Works just as i'd like it to. I amended one part so that I can define which columns it should translate as my csv may have additional ones before and after the bit rate data. Please let me know if there's a more efficient way of doing this.
Obviously, the way I set up your output heading is incorrect since the sample input you gave us didn't match your input.
Assuming that instead of fields 2, 3, and 4 containing slash separated values that you want to convert, you now have fields 5, 6, 7, 8, 9, and 10 containing slash separated values you want to convert and that each of these fields contains a single slash character, then the 2nd for loop needs to be:
for(i = 5; i <= 16; i++){
instead of:
for(i = 5; i <= 10; i++){
since you're adding 6 new fields to the line in the first loop. If some of these fields don't have slashes or some of these fields contain more than one slash, you need to add the number of slashes in fields 5 through 10 to 10 for the end point for the loop.
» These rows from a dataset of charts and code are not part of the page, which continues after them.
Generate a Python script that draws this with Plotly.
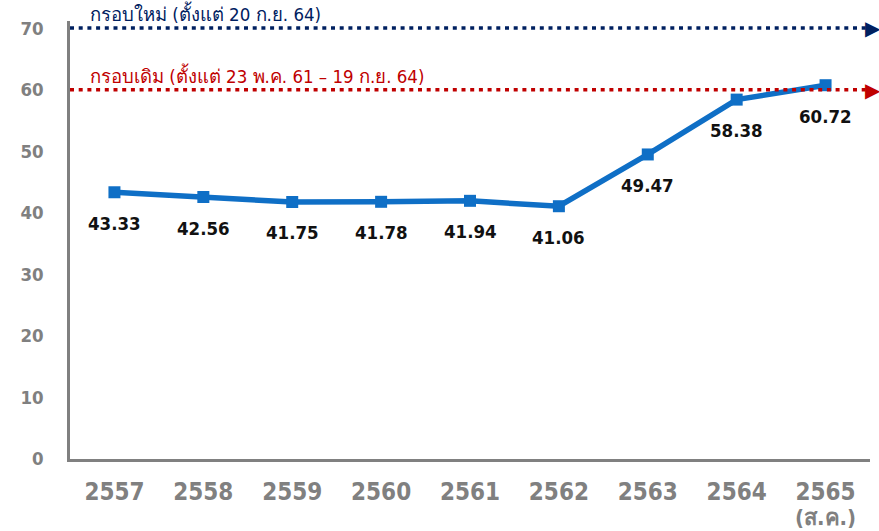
import plotly.graph_objects as go

years = ["2557", "2558", "2559", "2560", "2561", "2562", "2563", "2564", "2565"]
year_notes = ["", "", "", "", "", "", "", "", "(ส.ค.)"]
values = [43.33, 42.56, 41.75, 41.78, 41.94, 41.06, 49.47, 58.38, 60.72]
value_text = ["43.33", "42.56", "41.75", "41.78", "41.94", "41.06", "49.47", "58.38", "60.72"]

thresholds = [70, 60]
threshold_names = ["กรอบใหม่ (ตั้งแต่ 20 ก.ย. 64)", "กรอบเดิม (ตั้งแต่ 23 พ.ค. 61 – 19 ก.ย. 64)"]
threshold_colors = ["#002060", "#C00000"]

FONT = "Tahoma, 'DejaVu Sans Condensed', 'DejaVu Sans', sans-serif"

fig = go.Figure()
fig.add_trace(go.Scatter(
    x=years, y=values, mode="lines+markers",
    line=dict(color="#0F6FC6", width=5.5),
    marker=dict(symbol="square", size=12, color="#0F6FC6"),
    cliponaxis=False, hoverinfo="skip", showlegend=False,
))

for i, (yv, txt) in enumerate(zip(values, value_text)):
    fig.add_annotation(x=i, y=yv, text=txt, showarrow=False,
                       yshift=-31, font=dict(family=FONT, size=18.5, color="#111111", weight="bold"))

for i, note in enumerate(year_notes):
    if note:
        fig.add_annotation(x=i, y=0, text=note, showarrow=False, yanchor="top",
                           yshift=-45, borderpad=0,
                           font=dict(family=FONT, size=22, color="#808080", weight="bold"))

for t, name, col in zip(thresholds, threshold_names, threshold_colors):
    fig.add_shape(type="line", xref="paper", yref="y", x0=0, x1=0.995, y0=t, y1=t,
                  line=dict(color=col, width=3.5, dash="4px,4.7px"), layer="above")
    fig.add_annotation(xref="paper", yref="y", x=1.0145, y=t, text="▶", showarrow=False,
                       xanchor="right", yanchor="middle", borderpad=0,
                       font=dict(family="DejaVu Sans", size=20, color=col))
    fig.add_annotation(xref="paper", yref="y", x=0.023, y=t, text=name, showarrow=False,
                       xanchor="left", yanchor="bottom", yshift=1,
                       font=dict(family=FONT, size=18.5, color=col))

fig.update_layout(
    width=879, height=531,
    margin=dict(l=70, r=9, t=21, b=72),
    paper_bgcolor="white", plot_bgcolor="white",
    showlegend=False,
)
fig.update_xaxes(
    type="category", tickvals=years, ticktext=years,
    showline=True, linecolor="#808080", linewidth=2.5, showgrid=False,
    ticks="", ticklabelstandoff=9, automargin=False,
    tickfont=dict(family=FONT, size=24, color="#808080", weight="bold"),
    range=[-0.5, 8.5], zeroline=False,
)
fig.update_yaxes(
    range=[0, 71.15], tickvals=[0, 10, 20, 30, 40, 50, 60, 70],
    showline=True, linecolor="#808080", linewidth=2.5, automargin=False,
    showgrid=False, zeroline=False, ticks="", ticklabelstandoff=20,
    tickfont=dict(family=FONT, size=18.5, color="#808080", weight="bold"),
)

fig.write_html("out.html", config={"displayModeBar": False},
               post_script="document.body.style.margin='0';document.body.style.padding='0';")
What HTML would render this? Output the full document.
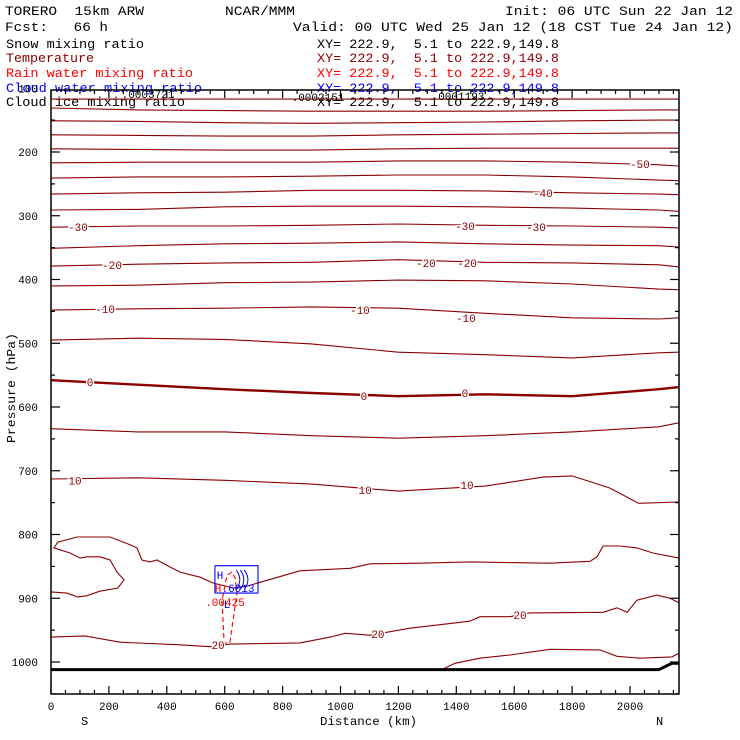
<!DOCTYPE html>
<html><head><meta charset="utf-8"><style>
html,body{margin:0;padding:0;background:#fff;}
svg{display:block;}
text{font-family:"Liberation Mono",monospace;}
</style></head><body>
<svg id="chart" width="740" height="740" viewBox="0 0 740 740" xmlns="http://www.w3.org/2000/svg">
<g font-size="13">
<text x="5" y="15" textLength="139" lengthAdjust="spacingAndGlyphs" xml:space="preserve">TORERO  15km ARW</text>
<text x="225" y="15" textLength="70" lengthAdjust="spacingAndGlyphs">NCAR/MMM</text>
<text x="505" y="15" textLength="228" lengthAdjust="spacingAndGlyphs">Init: 06 UTC Sun 22 Jan 12</text>
<text x="5" y="31" textLength="103" lengthAdjust="spacingAndGlyphs" xml:space="preserve">Fcst:   66 h</text>
<text x="293" y="31" textLength="440" lengthAdjust="spacingAndGlyphs">Valid: 00 UTC Wed 25 Jan 12 (18 CST Tue 24 Jan 12)</text>
</g>
<g font-size="13">
<text x="6" y="48" fill="#000" textLength="138" lengthAdjust="spacingAndGlyphs">Snow mixing ratio</text>
<text x="317" y="48" fill="#000" textLength="242" lengthAdjust="spacingAndGlyphs" xml:space="preserve">XY= 222.9,  5.1 to 222.9,149.8</text>
<text x="6" y="62" fill="#8b0000" textLength="88" lengthAdjust="spacingAndGlyphs">Temperature</text>
<text x="317" y="62" fill="#8b0000" textLength="242" lengthAdjust="spacingAndGlyphs" xml:space="preserve">XY= 222.9,  5.1 to 222.9,149.8</text>
<text x="6" y="77" fill="#ff0000" textLength="187" lengthAdjust="spacingAndGlyphs">Rain water mixing ratio</text>
<text x="317" y="77" fill="#ff0000" textLength="242" lengthAdjust="spacingAndGlyphs" xml:space="preserve">XY= 222.9,  5.1 to 222.9,149.8</text>
<text x="6" y="92" fill="#0000ff" textLength="196" lengthAdjust="spacingAndGlyphs">Cloud water mixing ratio</text>
<text x="317" y="92" fill="#0000ff" textLength="242" lengthAdjust="spacingAndGlyphs" xml:space="preserve">XY= 222.9,  5.1 to 222.9,149.8</text>
<text x="6" y="106" fill="#000" textLength="179" lengthAdjust="spacingAndGlyphs">Cloud ice mixing ratio</text>
<text x="317" y="106" fill="#000" textLength="242" lengthAdjust="spacingAndGlyphs" xml:space="preserve">XY= 222.9,  5.1 to 222.9,149.8</text>
</g>
<g id="plot"></g>
<text x="320" y="725" font-size="12" textLength="97" lengthAdjust="spacingAndGlyphs">Distance (km)</text>
<text x="81" y="725" font-size="12">S</text>
<text x="656" y="725" font-size="12">N</text>
<text transform="translate(15,443) rotate(-90)" font-size="12" textLength="110" lengthAdjust="spacingAndGlyphs">Pressure (hPa)</text>
</svg>
<script>
// ---- data (km along section, pressure hPa) ----
const gridKm = [0, 300, 600, 900, 1200, 1500, 1800, 2100, 2166];
const tempLevels = [-75, -70, -65, -60, -55, -50, -45, -40, -35, -30, -25, -20, -15, -10, -5, 0, 5];
const tempP = [
  [117,117,117,117,117,117,117,117,117],
  [131,134,135,136,136,136,135,134,134],
  [151,152,154,155,154,153,151,150,150],
  [173,174,175,175,173,172,171,170,170],
  [195,196,197,197,195,194,194,194,194],
  [217,216,216,216,214,214,216,220,222],
  [241,239,239,238,236,236,239,244,245],
  [266,264,263,260,260,261,264,266,267],
  [291,290,286,285,285,286,288,291,293],
  [318,316,316,315,313,315,316,318,319],
  [351,347,344,343,341,344,346,347,349],
  [379,376,374,373,369,373,374,377,380],
  [410,409,405,404,401,402,407,415,416],
  [448,446,445,443,445,453,460,462,460],
  [495,492,494,501,514,518,523,515,514],
  [558,565,572,578,583,580,583,572,569],
  [634,639,639,645,649,645,639,631,625]
];
const t10Km = [0,300,600,900,1200,1500,1700,1800,1930,2030,2166];
const t10P  = [713,711,715,721,732,724,710,708,727,751,749];
const t15Km = [0,55,93,124,169,231,252,228,204,169,124,100,66,10,24,90,204,273,297,314,342,366,411,446,515,560,629,677,722,860,1033,1102,1275,1447,1724,1862,1886,1907,1965,2024,2079,2169];
const t15P  = [890,892,898,896,889,884,871,859,840,835,835,837,829,821,812,804,804,816,821,840,843,840,851,859,867,876,884,881,875,857,853,846,845,843,845,842,835,818,818,821,829,837];
const t20Km = [0,117,238,446,549,618,860,964,1016,1102,1240,1447,1482,1585,1654,1907,1955,1990,2024,2093,2138,2169];
const t20P  = [961,959,969,973,976,972,970,961,955,958,947,936,929,929,923,922,915,922,903,895,900,907];
const t25Km = [1350,1395,1482,1585,1724,1896,1955,2034,2145,2169];
const t25P  = [1012,1002,994,989,980,981,991,994,992,986];
const groundKm = [0,2100,2145,2169];
const groundP  = [1012,1012,1002,1002];
const cwKm = [566,715,715,566,566];
const cwP  = [849,849,892,892,849];
const rainKm = [625,608,591,598,618,642,636,625];
const rainP  = [859,864,903,970,970,892,868,859];
const labelText = ["-50","-40","-30","-30","-30","-20","-20","-20","-10","-10","-10","0","0","0","10","10","10","20","20","20"];
const labelKm = [2034,1699,93,1430,1675,211,1295,1437,187,1067,1433,135,1081,1430,83,1085,1437,577,1129,1620];
const labelP  = [219,264,318,316,318,377,374,374,446,448,460,561,583,578,715,730,722,973,956,926];
const yTicks = [100,200,300,400,500,600,700,800,900,1000];
const xTicks = [0,200,400,600,800,1000,1200,1400,1600,1800,2000];

// ---- axes ----
const L=51,R=679,T=90,B=694;
const X = km => L + km*0.2895;
const Y = p => 662 - (1000-p)*0.6375;
const NS="http://www.w3.org/2000/svg";
const plot=document.getElementById('plot');
function mk(tag, attrs, parent){const e=document.createElementNS(NS,tag);for(const k in attrs)e.setAttribute(k,attrs[k]);(parent||plot).appendChild(e);return e;}
function pts(ks,ps){return ks.map((k,i)=>X(k).toFixed(1)+','+Y(ps[i]).toFixed(1)).join(' ');}

tempP.forEach((row,i)=>{
  const w = tempLevels[i]===0 ? 2.4 : 1.1;
  const e=mk('polyline',{points:pts(gridKm,row),fill:'none',stroke:'#8b0000','stroke-width':w});
  
  
});
[[t10Km,t10P,'10'],[t15Km,t15P,'15'],[t20Km,t20P,'20'],[t25Km,t25P,'25']].forEach(c=>{
  const e=mk('polyline',{points:pts(c[0],c[1]),fill:'none',stroke:'#8b0000','stroke-width':1.1});
  
  
});
const g=mk('polyline',{points:pts(groundKm,groundP),fill:'none',stroke:'#000','stroke-width':3});


const rn=mk('polyline',{points:pts(rainKm,rainP),fill:'none',stroke:'#ff0000','stroke-width':1.1,'stroke-dasharray':'5,3'});


const cw=mk('polyline',{points:pts(cwKm,cwP),fill:'none',stroke:'#0000ff','stroke-width':1.1,'stroke-linejoin':'round'});


[0,1,2].forEach(j=>{
  const x0=X(640+j*14), y0=Y(856), y1=Y(886);
  const a=mk('path',{d:`M${x0},${y0} Q${x0+7},${(y0+y1)/2} ${x0},${y1}`,fill:'none',stroke:'#0000ff','stroke-width':1});
  
  
});
labelText.forEach((t,i)=>{
  const e=mk('text',{x:X(labelKm[i]),y:Y(labelP[i])+4,'text-anchor':'middle','font-size':11,fill:'#8b0000',stroke:'#fff','stroke-width':3,'paint-order':'stroke'});
  e.textContent=t;
  
  
});
[[220,579,'H','#0000ff'],[218,592,'H','#ff0000'],[238,592,'.6013','#0000ff'],[225,606,'.00425','#ff0000'],[227,608,'L','#0000ff'],
 [148,98,'.0003721','#000'],[318,101,'.0002151','#000'],[458,100,'.0001193','#000']].forEach(m=>{
  const e=mk('text',{x:m[0],y:m[1],'text-anchor':'middle','font-size':11,fill:m[3]});
  e.textContent=m[2];
  
  
});
const fr=mk('rect',{x:L,y:T,width:R-L,height:B-T,fill:'none',stroke:'#000','stroke-width':1.5});


for(let p=150;p<=1050;p+=50){
  const major = p%100===0, len = major?9:4;
  const y=Y(p);
  mk('line',{x1:L,x2:L+len,y1:y,y2:y,stroke:'#000','stroke-width':1.2});
  mk('line',{x1:R,x2:R-len,y1:y,y2:y,stroke:'#000','stroke-width':1.2});
}
yTicks.forEach(p=>{
  const e=mk('text',{x:38,y:Y(p)+4,'text-anchor':'end','font-size':11});
  e.textContent=p;
  
  
});
for(let k=0;k<=2150;k+=50){
  const len = k%200===0 ? 8 : 4, x=X(k);
  mk('line',{x1:x,x2:x,y1:B,y2:B-len,stroke:'#000','stroke-width':1.2});
  mk('line',{x1:x,x2:x,y1:T,y2:T+len,stroke:'#000','stroke-width':1.2});
}
xTicks.forEach(k=>{
  const e=mk('text',{x:X(k),y:710,'text-anchor':'middle','font-size':11});
  e.textContent=k;
  
  
});
</script>
</body></html>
If there are a variable number of slashes in fields 5 through 10, additional logic is needed to determine the end point.
If you could set up your input so the fields that need to be modified are all at the end of the line, going back to using NF as the end point will be easier.
This would have been easier on all of us if you had given us a representative sample of what you wanted done originally instead of changing requirements every time we give you something that does what you requested!